We have DB2 V8, running in Z/OS.
I need to create unloads of a large partitioned table - where each partition goes into a separate dataset. I also need to eliminate certain columns along the way, and also reformat the data.
I was accomplishing all of this quite accurately with a DSNTIAUL approach. I had a DSNTIAUL step for every partition (using a WHERE clause to isolate each partition). I also used a SQL SELECT statement combined with various SQL reformat functions such as COALESCE to only select the required columns and to do the reformatting. But the DSNTIAUL approach was going painfully slow when tested against large volumes of data. i.e. - it was taking between 20 minutes and 50 minutes to do each partition (approximately 4 million rows per partition, and 37 bytes worth of data, per row). Since I have 50 partitions, this can add up to a lot of time (even if I concurrently run several partition-specific steps).
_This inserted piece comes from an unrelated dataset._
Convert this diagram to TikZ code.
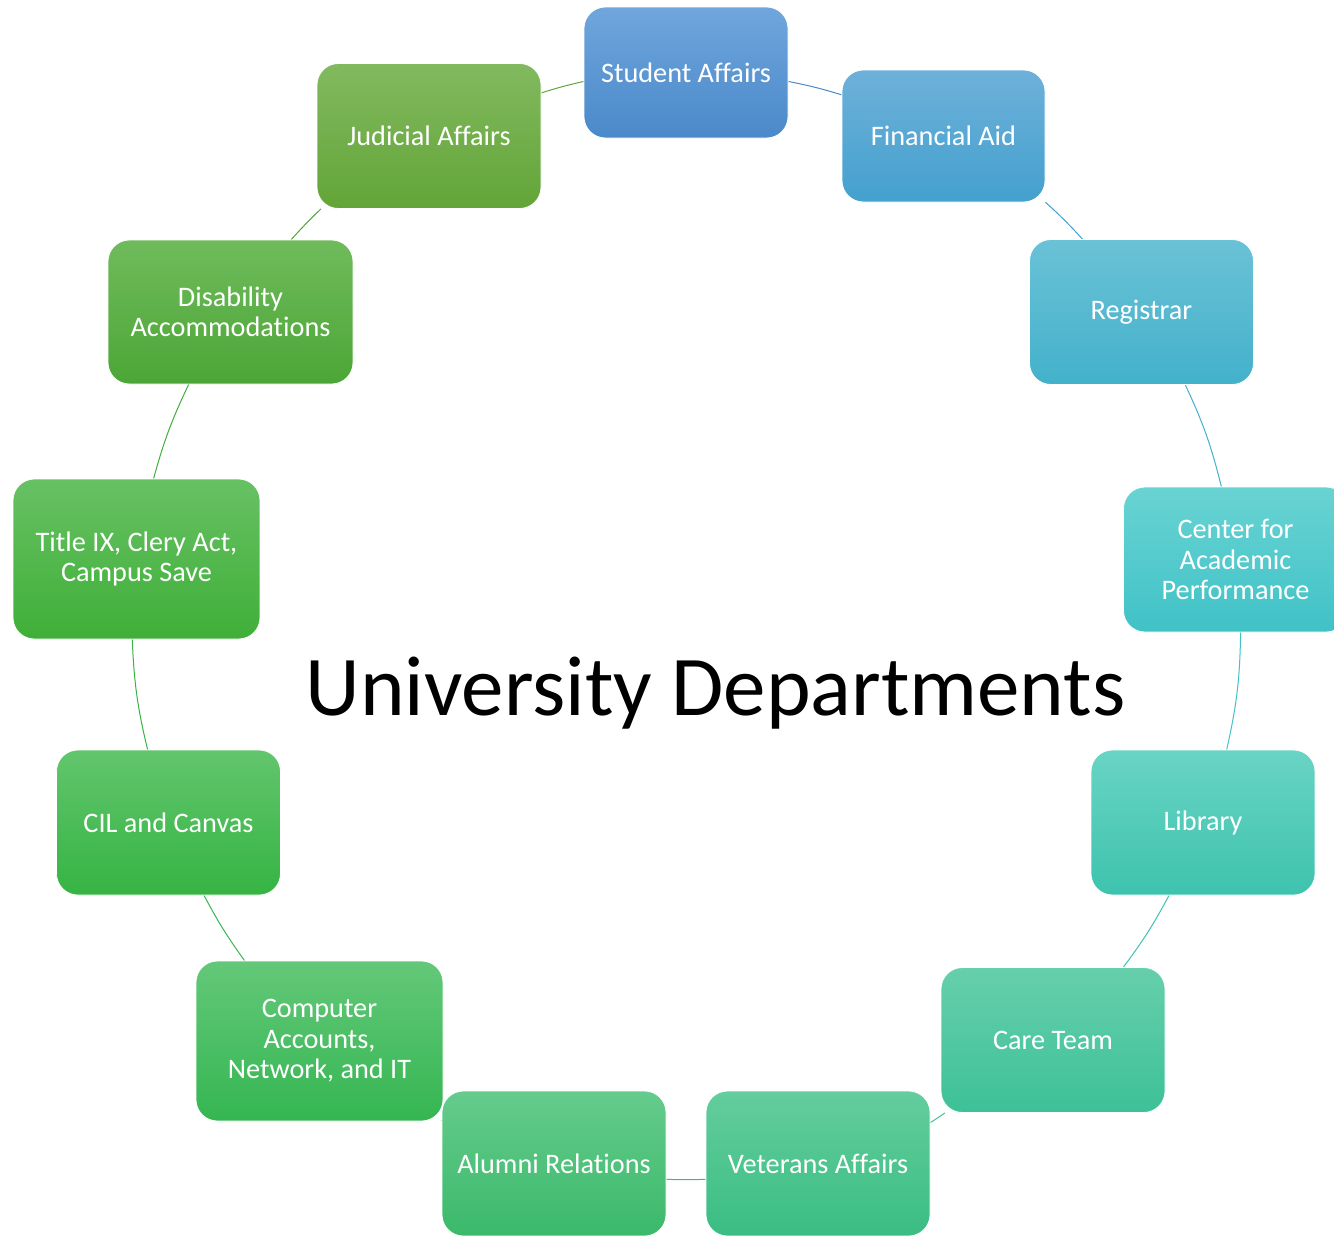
\documentclass[tikz,border=0pt]{standalone}
\usepackage{fontspec}
\setmainfont{Carlito}[Ligatures={NoCommon}]
\usetikzlibrary{backgrounds}
\definecolor{saT}{HTML}{70A6DC}\definecolor{saB}{HTML}{4A89CA}
\definecolor{faT}{HTML}{6DB1DA}\definecolor{faB}{HTML}{44A0CE}
\definecolor{rgT}{HTML}{6AC2D6}\definecolor{rgB}{HTML}{43B1CB}
\definecolor{caT}{HTML}{69D3D3}\definecolor{caB}{HTML}{40C2C7}
\definecolor{lbT}{HTML}{69D4C4}\definecolor{lbB}{HTML}{3EC3AE}
\definecolor{ctT}{HTML}{66CFAC}\definecolor{ctB}{HTML}{3DC197}
\definecolor{vaT}{HTML}{64CD9D}\definecolor{vaB}{HTML}{3ABD82}
\definecolor{arT}{HTML}{65CB8D}\definecolor{arB}{HTML}{3BB96A}
\definecolor{itT}{HTML}{63C879}\definecolor{itB}{HTML}{35B652}
\definecolor{ciT}{HTML}{62C56D}\definecolor{ciB}{HTML}{35B443}
\definecolor{tiT}{HTML}{67C163}\definecolor{tiB}{HTML}{3FAF38}
\definecolor{daT}{HTML}{6FBB5C}\definecolor{daB}{HTML}{4CA636}
\definecolor{jaT}{HTML}{82B95F}\definecolor{jaB}{HTML}{63A538}
\tikzset{
  dept/.style={rounded corners=16pt, draw=white, line width=0.6pt, text=white,
    align=center, inner sep=0pt, font=\fontsize{21.2}{22.9}\selectfont},
  smallbox/.style={minimum width=168pt, minimum height=108.75pt},
  widebox/.style={minimum width=185.25pt, minimum height=120pt},
  conn/.style={line width=0.75pt}}
\begin{document}
\begin{tikzpicture}[x=0.75pt,y=-0.75pt]
\useasboundingbox (0,0) rectangle (1334,1235);

\node[dept, minimum width=153pt, minimum height=98.25pt, top color=saT, bottom color=saB] (sa) at (686,72.5) {Student Affairs};
\node[dept, minimum width=152.25pt, minimum height=99pt, top color=faT, bottom color=faB] (fa) at (943.5,136) {Financial Aid};
\node[dept, smallbox, top color=rgT, bottom color=rgB] (rg) at (1141.5,312) {Registrar};
\node[dept, smallbox, top color=caT, bottom color=caB] (ca) at (1235.5,559.5) {Center for\\Academic\\Performance};
\node[dept, smallbox, top color=lbT, bottom color=lbB] (lb) at (1203,822.5) {Library};
\node[dept, smallbox, top color=ctT, bottom color=ctB] (ct) at (1053,1040) {Care Team};
\node[dept, smallbox, top color=vaT, bottom color=vaB] (va) at (818,1163.5) {Veterans Affairs};
\node[dept, smallbox, top color=arT, bottom color=arB] (ar) at (554,1163.5) {Alumni Relations};
\node[dept, widebox, top color=itT, bottom color=itB] (it) at (319.5,1041) {Computer\\Accounts,\\Network, and IT};
\node[dept, smallbox, top color=ciT, bottom color=ciB] (ci) at (168.5,822.5) {CIL and Canvas};
\node[dept, widebox, top color=tiT, bottom color=tiB] (ti) at (136.5,559) {Title IX, Clery Act,\\Campus Save};
\node[dept, minimum width=183.75pt, minimum height=108pt, top color=daT, bottom color=daB] (da) at (230.5,312) {Disability\\Accommodations};
\node[dept, smallbox, top color=jaT, bottom color=jaB] (ja) at (429,136) {Judicial Affairs};

\node[anchor=base, font=\fontsize{63.8}{76}\selectfont, text=black] (title) at (715.5,715) {University Departments};

\begin{scope}[on background layer]
\draw[conn, draw=jaB] (ja.21) to[bend left=2.3] (sa.185);
\draw[conn, draw=saB] (sa.-5) to[bend left=2.9] (fa.158);
\draw[conn, draw=faB] (fa.-33.6) to[bend left=2.7] (rg.129.3);
\draw[conn, draw=rgB] (rg.-59.5) to[bend left=5.6] (ca.101.3);
\draw[conn, draw=caB] (ca.-86.5) to[bend left=5.9] (lb.72.1);
\draw[conn, draw=lbB] (lb.245.5) to[bend left=4.3] (ct.46.2);
\draw[conn, draw=ctB] (ct.214.8) to[bend left=1] (va.20.6);
\draw[conn, draw=vaB] (va.188.1) to[bend left=2] (ar.-8.1);
\draw[conn, draw=arB] (ar.159.9) to (it.-33.7);
\draw[conn, draw=itB] (it.133) to[bend left=3.9] (ci.-64.9);
\draw[conn, draw=ciB] (ci.106.8) to[bend left=5.6] (ti.267.6);
\draw[conn, draw=tiB] (ti.78.5) to[bend left=5.1] (da.240.1);
\draw[conn, draw=daB] (da.50.7) to[bend left=2.2] (ja.214.7);
\end{scope}
\end{tikzpicture}
\end{document}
I therefore want to explore using the DB2 UNLOAD utility (introduced in V7), as opposed to DSNTIAUL. It claims to be much quicker than DSNTIAUL. I know that I will lose much of the reformatting capabilities by using UNLOAD, but if it is that much quicker, I can always add a SYNCSORT reformatting step to do the reformatting.
I have been reading the various IBM manuals and REDBOOKS on the topic and have even run some initial promising tests - but I am running into some roadblocks. If anyone knows the answers to these questions, please advise.
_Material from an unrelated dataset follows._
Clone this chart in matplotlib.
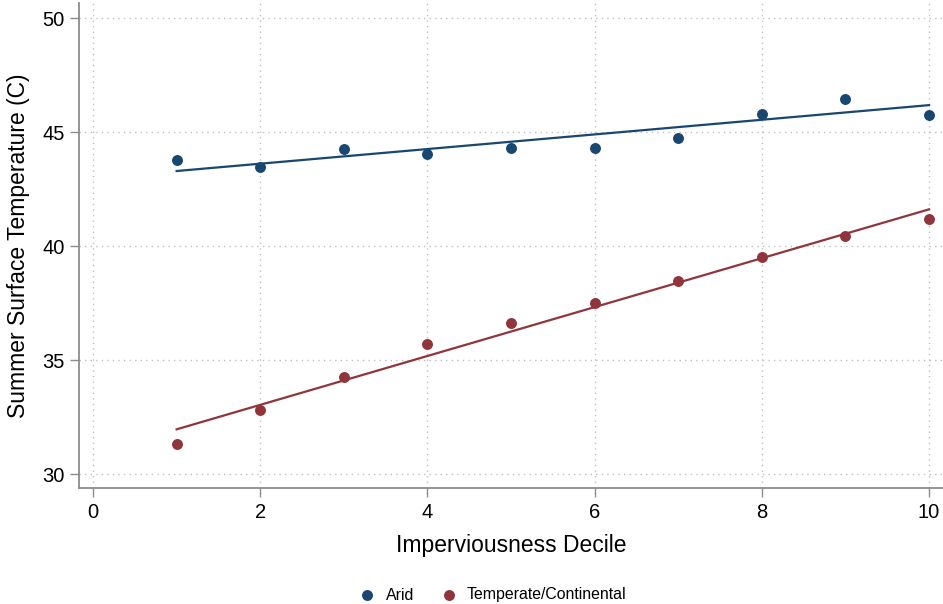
import matplotlib
matplotlib.use("Agg")
import matplotlib.pyplot as plt
import numpy as np

# Data
deciles = [1, 2, 3, 4, 5, 6, 7, 8, 9, 10]
arid = [43.79, 43.48, 44.24, 44.02, 44.28, 44.28, 44.75, 45.80, 46.46, 45.75]
temperate = [31.33, 32.82, 34.25, 35.71, 36.64, 37.50, 38.46, 39.50, 40.46, 41.18]
# fitted line endpoints (at decile 1 and 10)
fit_x = [1, 10]
fit_arid = [43.29, 46.18]
fit_temperate = [31.96, 41.61]
series_names = ["Arid", "Temperate/Continental"]
xticks = [0, 2, 4, 6, 8, 10]
yticks = [30, 35, 40, 45, 50]

navy = "#1a476f"
maroon = "#90353b"

plt.rcParams['font.family'] = ['Liberation Sans', 'DejaVu Sans']

fig = plt.figure(figsize=(9.43, 6.04), dpi=100)
ax = fig.add_axes([79/943, 1-488/604, 1-79/943, (488-3)/604])

ax.set_xlim(-0.1675, 10.167)
ax.set_ylim(29.386, 50.66)

for yt in yticks:
    ax.axhline(yt, color="#c0c0c0", lw=1, ls=(0, (1, 3)), zorder=0)
for xt in xticks:
    ax.axvline(xt, color="#c0c0c0", lw=1, ls=(0, (1, 3)), zorder=0)

ax.scatter(deciles, arid, s=62, color=navy, zorder=3, label=series_names[0], linewidths=0)
ax.scatter(deciles, temperate, s=62, color=maroon, zorder=3, label=series_names[1], linewidths=0)
ax.plot(fit_x, fit_arid, color=navy, lw=1.6, zorder=2)
ax.plot(fit_x, fit_temperate, color=maroon, lw=1.6, zorder=2)

ax.set_xticks(xticks)
ax.set_yticks(yticks)
ax.tick_params(axis='both', direction='out', length=6.5, width=1, color="#8c8c8c",
               labelsize=14.5, labelcolor="black", pad=4)

for s in ["top", "right"]:
    ax.spines[s].set_visible(False)
for s in ["left", "bottom"]:
    ax.spines[s].set_color("#8c8c8c")
    ax.spines[s].set_linewidth(1.3)

ax.set_xlabel("Imperviousness Decile", fontsize=16.5, labelpad=9)
ax.set_ylabel("Summer Surface Temperature (C)", fontsize=16.5, labelpad=8.5)

leg = fig.legend(handles=ax.collections[:2], labels=series_names, loc="center",
                 bbox_to_anchor=(489/943, 1-595/604), ncol=2, frameon=False, fontsize=11.4,
                 handletextpad=0.15, columnspacing=1.2, markerscale=1.0)

fig.savefig("out.png", dpi=100)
(1) When using the 'LISTDEF' function to only select certain partitions, can that be combined with the 'FROM TABLE' clause. I need to use the 'FROM TABLE' so that I can just isolate the columns I need, as well as get rid of the leading 2 bytes using the HEADER NONE statement. Both the ability to select only certain columns and the use of the HEADER NONE statement appear to be subsets of the FROM TABLE clause. However, it appears that I cannot place the 'FROM TABLE' clause together with the LISTDEF function. Am I wrong about that?
(2) In the UNLOAD documentation, it presents ways to concurrently unload the partitions (using 'partition parallelism' ) but all of the examples appear to use the TEMPLATE approach to allocating the output datasets. I have successfully tested their examples, but I prefer not to use this approach, as I need to have more control and flexibility with the way I allocate the output datasets. This control and flexibility can only be achieved if I directly allocate these datasets in the JCL and not in the SYSIN TEMPLATE.
Is there a way to achieve the efficiencies of partition parallelism and at the same time, allocate the partition-specific datasets in the JCL and not in the SYSIN TEMPLATE ?
Thank-you for pointing out that UNLOAD TABLESPACE can be used with FROM TABLE. I was able to test this successfully with full production volumes of data. Even if I do not get partition parallelism, the UNLOAD utility performs very quickly and that speed makes up for whatever efficiencies I am losing. I find that I can unload each partition in about 30 seconds (about 4 million rows for eac partition). Furthermore, the SYNCSORT step that I wrote to sort and reformat the data also performs very quickly. So the process to unload all 50 partitions and reformat them should take less than 1 hour.